Yet events are the primary way anything happens on a computer, whether it’s a user system or a server.
Just in userspace you have;
dmesg -w
tail -f /var/log/messages
There's also dbus to monitor on Linux systems and a lot of kernel hook
tricks you can use to get a message pop up if an event happens.Because it gets annoying to have a process splurge notification stuff to a term you are working in, that's why you have info-bars which many terminal emulators support.
Files are not a good abstraction for events. Signals are broken in many ways. And DBus is both extremely clunky to use and non-portable.
There isn’t a built-in event paradigm similar to how streams and pipes are an integral part of the Unix-style CLI.

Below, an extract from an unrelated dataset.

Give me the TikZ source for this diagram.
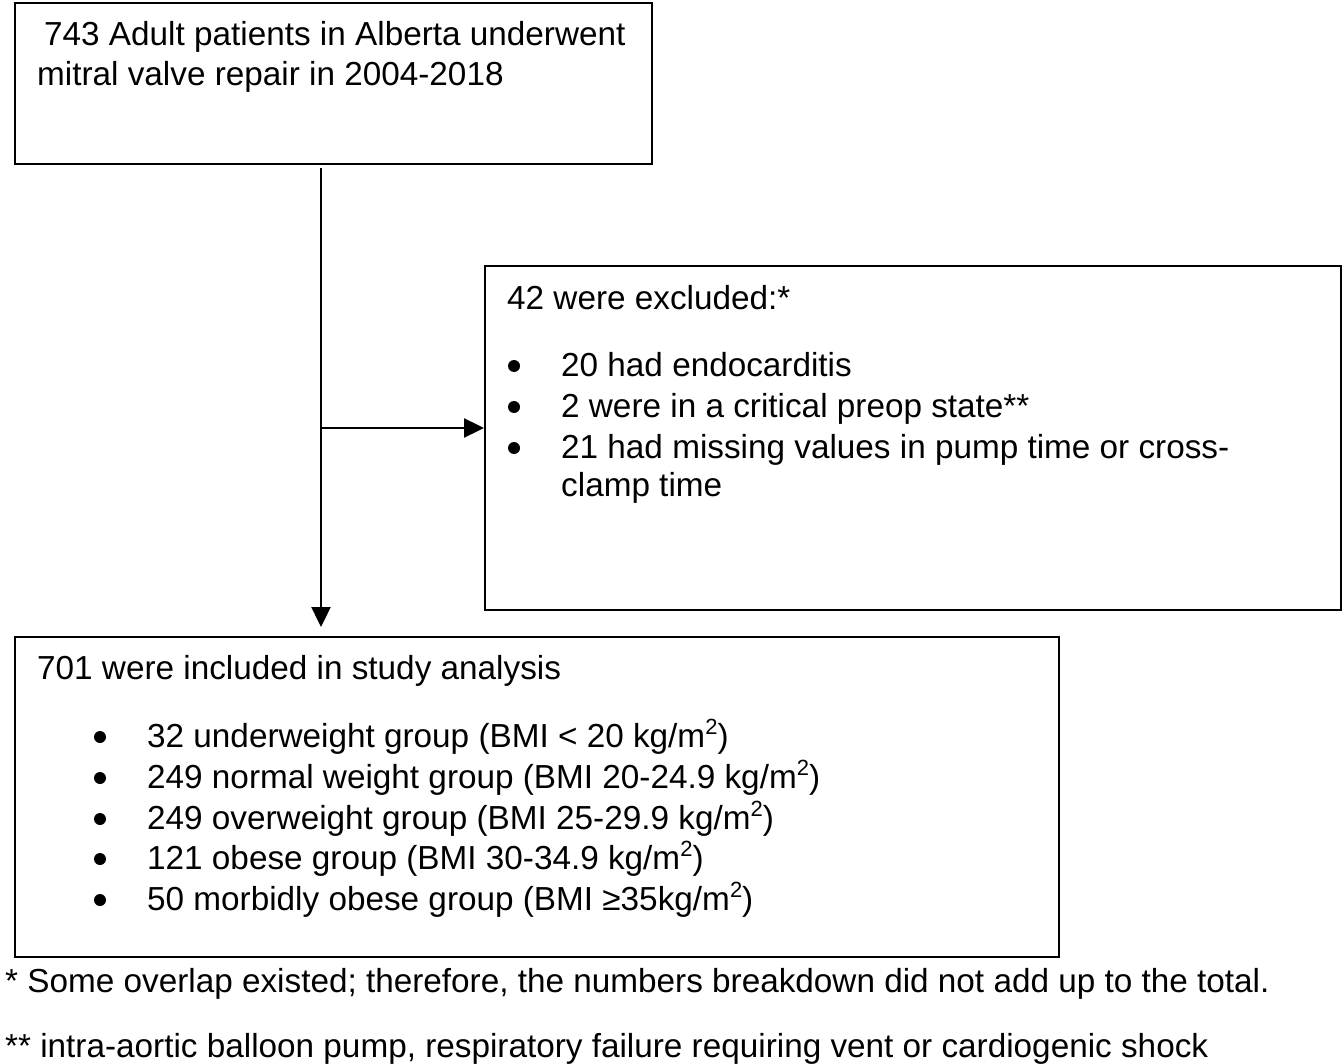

Why is that? On the low level everything is a state of electronic cells. Files address those cells in a suitable fashion. Modern programming abstractions such as async/await are very simple, but fail miserably if you need something really complex and efficient.
<https://en.wikipedia.org/wiki/Expect>
Much of modern operating systems is events-based and relies on polling for specific actions, devices connecting / disconnecting, etc. Linux device management is based on this, for example. There are numerous scripts which fire as a service is enabled or disabled (networking "ifup" and "ifdown" scripts, for example), or services are started / stopped. Systemd extends these capabilities markedly.
And of course there's a whole slew of conditional processing, beginning with init scripts, [], test, &&, ||, and specific conditional logic within shells, scripting, and programming languages.